→ **Given problem**
Retype exactly what runs from the first line of the data to the line with "0.45, 0.25, 0.15];", keeping both of those lines and skipping pictures.

→ **Data block**
>>>>
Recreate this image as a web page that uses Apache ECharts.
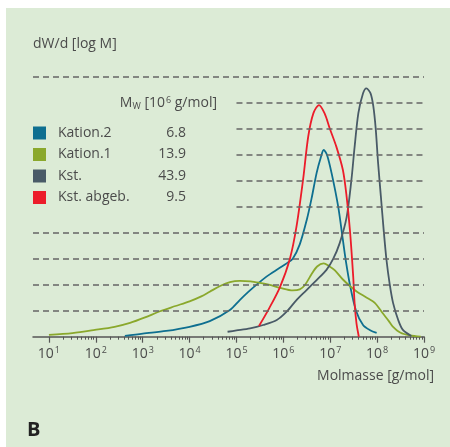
<!DOCTYPE html>
<html>
<head>
<meta charset="utf-8">
<script src="https://cdn.jsdelivr.net/npm/echarts@6/dist/echarts.min.js"></script>
<style>
  html, body { margin: 0; padding: 0; background: #fff; }
  #main { width: 450px; height: 447px; }
</style>
</head>
<body>
<div id="main"></div>
<script>
// x values are log10 of the molar mass, y values dW/d(log M)
var kation2LogM = [2.62, 3.0, 3.5, 4.0, 4.43, 4.86, 5.07, 5.3, 5.64, 5.9, 6.07, 6.2, 6.35, 6.5, 6.6, 6.71, 6.8, 6.86, 6.93, 7.03, 7.17, 7.27, 7.33, 7.42, 7.55, 7.7, 7.85, 7.99];
var kation2Val  = [0.03, 0.12, 0.22, 0.38, 0.6, 1.03, 1.41, 1.8, 2.31, 2.62, 2.82, 3.0, 3.55, 4.5, 5.3, 6.3, 6.9, 7.18, 7.0, 6.28, 5.0, 3.72, 2.95, 2.0, 1.0, 0.45, 0.25, 0.15];

var kation1LogM = [1.0, 1.5, 1.98, 2.4, 2.73, 3.05, 3.37, 3.7, 4.0, 4.25, 4.43, 4.65, 4.86, 5.07, 5.3, 5.5, 5.71, 5.93, 6.2, 6.35, 6.46, 6.6, 6.72, 6.86, 6.97, 7.1, 7.27, 7.45, 7.57, 7.78, 7.95, 8.12, 8.25, 8.33, 8.5, 8.7, 8.93];
var kation1Val  = [0.07, 0.14, 0.26, 0.38, 0.53, 0.74, 0.98, 1.18, 1.36, 1.55, 1.73, 1.95, 2.1, 2.15, 2.13, 2.07, 1.99, 1.88, 1.78, 1.82, 1.99, 2.4, 2.7, 2.82, 2.72, 2.55, 2.2, 1.9, 1.73, 1.5, 1.3, 0.9, 0.6, 0.4, 0.15, 0.05, 0.0];

var kstLogM = [4.81, 5.0, 5.29, 5.57, 5.86, 6.07, 6.28, 6.5, 6.71, 6.92, 7.06, 7.2, 7.35, 7.45, 7.52, 7.6, 7.7, 7.77, 7.86, 7.92, 7.97, 8.02, 8.08, 8.14, 8.2, 8.27, 8.34, 8.45, 8.55, 8.73];
var kstVal  = [0.19, 0.24, 0.32, 0.45, 0.64, 0.96, 1.41, 1.8, 2.18, 2.57, 2.98, 3.59, 4.6, 6.0, 7.3, 8.6, 9.36, 9.55, 9.36, 8.85, 8.0, 6.7, 5.4, 4.1, 2.95, 2.0, 1.3, 0.64, 0.26, 0.03];

var kstAbgebLogM = [5.48, 5.7, 5.93, 6.14, 6.28, 6.42, 6.53, 6.64, 6.76, 6.88, 6.99, 7.13, 7.27, 7.35, 7.42, 7.49, 7.52, 7.56, 7.61];
var kstAbgebVal  = [0.41, 1.1, 1.92, 3.0, 4.23, 6.03, 7.69, 8.59, 8.91, 8.59, 8.01, 7.31, 6.41, 5.38, 4.1, 2.31, 1.28, 0.51, 0.0];

var seriesNames = ['Kation.2', 'Kation.1', 'Kst.', 'Kst. abgeb.'];
var mwValues = ['6.8', '13.9', '43.9', '9.5'];
var seriesColors = ['#0e6f90', '#8aa82c', '#495a67', '#ec1c2a'];

var decadeExponents = [1, 2, 3, 4, 5, 6, 7, 8, 9];
var minorTickFactors = [2, 3, 4, 5, 6, 7, 8, 9];
var fullGridLevels = [1, 2, 3, 4, 10];
var partialGridLevels = [5, 6, 7, 8, 9];

var xMin = 0.66, xMax = 9, partialStart = 5;

function pairs(xs, ys) {
    return xs.map(function (x, i) { return [x, ys[i]]; });
}

var minorTicks = [];
decadeExponents.slice(0, -1).forEach(function (e) {
    minorTickFactors.forEach(function (k) {
        minorTicks.push(e + Math.log10(k));
    });
});

var gridLines = [];
fullGridLevels.forEach(function (v) {
    gridLines.push([{coord: [xMin, v]}, {coord: [xMax, v]}]);
});
partialGridLevels.forEach(function (v) {
    gridLines.push([{coord: [partialStart, v]}, {coord: [xMax, v]}]);
});

var textColor = '#4b4b4b';
var font = '"Open Sans", "Noto Sans", sans-serif';

var chart = echarts.init(document.getElementById('main'));

var valueByName = {};
seriesNames.forEach(function (n, i) { valueByName[n] = mwValues[i]; });

var curveData = [
    pairs(kation2LogM, kation2Val),
    pairs(kation1LogM, kation1Val),
    pairs(kstLogM, kstVal),
    pairs(kstAbgebLogM, kstAbgebVal)
];

var series = [{
    name: 'grid',
    type: 'line',
    data: [],
    z: 1,
    silent: true,
    markLine: {
        silent: true,
        symbol: ['none', 'none'],
        label: {show: false},
        lineStyle: {color: '#666', width: 1.6, type: [6, 4]},
        data: gridLines
    }
}];
seriesNames.forEach(function (name, i) {
    series.push({
        name: name,
        type: 'line',
        data: curveData[i],
        smooth: 0.3,
        showSymbol: false,
        z: 3,
        lineStyle: {color: seriesColors[i], width: 1.8},
        itemStyle: {color: seriesColors[i]}
    });
});

chart.setOption({
    backgroundColor: '#ffffff',
    animation: false,
    textStyle: {fontFamily: font},
    grid: {left: 33, right: 26, top: 76.7, bottom: 110.3},
    xAxis: [{
        type: 'value',
        min: xMin,
        max: xMax,
        position: 'bottom',
        axisLine: {show: true, lineStyle: {color: '#555', width: 1.5}},
        axisTick: {show: true, length: 6, customValues: decadeExponents, lineStyle: {color: '#555', width: 1.2}},
        axisLabel: {
            show: true,
            customValues: decadeExponents,
            margin: 9,
            color: textColor,
            fontFamily: font,
            formatter: function (v) { return '{b|10}{e|' + v + '}'; },
            rich: {
                b: {fontSize: 14, color: textColor, fontFamily: font},
                e: {fontSize: 9, color: textColor, fontFamily: font, verticalAlign: 'top', padding: [0, 0, 7, 1]}
            }
        },
        splitLine: {show: false}
    }, {
        type: 'value',
        min: xMin,
        max: xMax,
        position: 'bottom',
        offset: 0,
        axisLine: {show: false},
        axisTick: {show: true, length: 3, customValues: minorTicks, lineStyle: {color: '#555', width: 1}},
        axisLabel: {show: false},
        splitLine: {show: false}
    }],
    yAxis: {
        type: 'value',
        min: 0,
        max: 10,
        show: true,
        axisLine: {show: false},
        axisTick: {show: false},
        axisLabel: {show: false},
        splitLine: {show: false}
    },
    legend: {
        data: seriesNames,
        orient: 'vertical',
        left: 33,
        top: 126,
        padding: 0,
        itemWidth: 13,
        itemHeight: 13,
        itemGap: 7.5,
        icon: 'rect',
        selectedMode: false,
        formatter: function (name) {
            return '{n|' + name + '}{v|' + valueByName[name] + '}';
        },
        textStyle: {
            color: textColor,
            fontFamily: font,
            fontSize: 14,
            padding: [0, 0, 0, 7],
            rich: {
                n: {width: 98, fontSize: 14, color: textColor, fontFamily: font},
                v: {width: 30, align: 'right', fontSize: 14, color: textColor, fontFamily: font}
            }
        }
    },
    graphic: [{
        type: 'rect',
        z: -10,
        silent: true,
        shape: {x: 6, y: 8, width: 444, height: 439},
        style: {fill: '#dcebd6'}
    }, {
        type: 'text',
        left: 33,
        top: 37,
        style: {text: 'dW/d [log M]', fill: textColor, font: '14px ' + font}
    }, {
        type: 'text',
        x: 217,
        y: 103,
        style: {
            text: '{m|M}{s|W}{t| [10}{p|6}{t| g/mol]}',
            align: 'right',
            verticalAlign: 'middle',
            fill: textColor,
            rich: {
                m: {fontSize: 14, fill: textColor, fontFamily: font},
                s: {fontSize: 9, fill: textColor, fontFamily: font, verticalAlign: 'bottom', padding: [6, 0, 0, 0]},
                t: {fontSize: 14, fill: textColor, fontFamily: font},
                p: {fontSize: 9, fill: textColor, fontFamily: font, verticalAlign: 'top', padding: [0, 0, 6, 1]}
            }
        }
    }, {
        type: 'text',
        x: 434,
        y: 376,
        style: {
            text: 'Molmasse [g/mol]',
            align: 'right',
            verticalAlign: 'middle',
            fill: textColor,
            font: '14px ' + font
        }
    }, {
        type: 'text',
        x: 27,
        y: 430,
        style: {
            text: 'B',
            align: 'left',
            verticalAlign: 'middle',
            fill: '#222',
            font: 'bold 20px ' + font
        }
    }],
    series: series
});
</script>
</body>
</html>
<<<<
→ **Result for this task**
Recreate this image as a web page that uses Apache ECharts.
<!DOCTYPE html>
<html>
<head>
<meta charset="utf-8">
<script src="https://cdn.jsdelivr.net/npm/echarts@6/dist/echarts.min.js"></script>
<style>
  html, body { margin: 0; padding: 0; background: #fff; }
  #main { width: 450px; height: 447px; }
</style>
</head>
<body>
<div id="main"></div>
<script>
// x values are log10 of the molar mass, y values dW/d(log M)
var kation2LogM = [2.62, 3.0, 3.5, 4.0, 4.43, 4.86, 5.07, 5.3, 5.64, 5.9, 6.07, 6.2, 6.35, 6.5, 6.6, 6.71, 6.8, 6.86, 6.93, 7.03, 7.17, 7.27, 7.33, 7.42, 7.55, 7.7, 7.85, 7.99];
var kation2Val  = [0.03, 0.12, 0.22, 0.38, 0.6, 1.03, 1.41, 1.8, 2.31, 2.62, 2.82, 3.0, 3.55, 4.5, 5.3, 6.3, 6.9, 7.18, 7.0, 6.28, 5.0, 3.72, 2.95, 2.0, 1.0, 0.45, 0.25, 0.15];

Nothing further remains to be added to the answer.